Professional Genealogist Kelvin Meyers delivered an entertaining and informative program to family history researchers at the Roy and Helen Hall Memorial Library this past Saturday. Beginning with an interactive game where attendees of the program created fictional children’s names then “married” them to other fictional children in the room, he demonstrated how unrelated individuals quickly become a “neighborhood”. He then gave advice on using these associations to find out information about your own ancestral families. Consider the people mentioned as executors, bondsmen, or trustees, plaintiffs and defendants in court cases, or business partners. Any documents filed under the names of these individuals could name your ancestors as well. Follow you ancestors in ethnic groups, religious groups, or military units. Research the people buried near your ancestors. Look at maps of who owned land nearby and look for documents filed under their names. Kelvin showed examples of how following these types of leads has helped him find and/or confirm information he had already located about his ancestors.
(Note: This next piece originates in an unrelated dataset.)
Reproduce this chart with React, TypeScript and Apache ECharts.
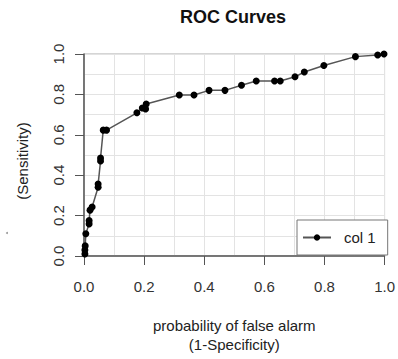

One source he highly recommends for those learning to use community information to trace their ancestors is Carolyn Earle Billingsley’s Communities of Kinship: Antebellum Families and the Settlement of the Cotton Frontier. Athens: University of Georgia Press, 2004. This book is currently on order for the McKinney Public Library system.
Mark your calendars for the next free genealogy program at the Roy and Helen Hall Memorial Library. January 23, 2010 Tresa Tatyrek will teach how to plan for a genealogy research trip; just in time to begin planning your summer research trip.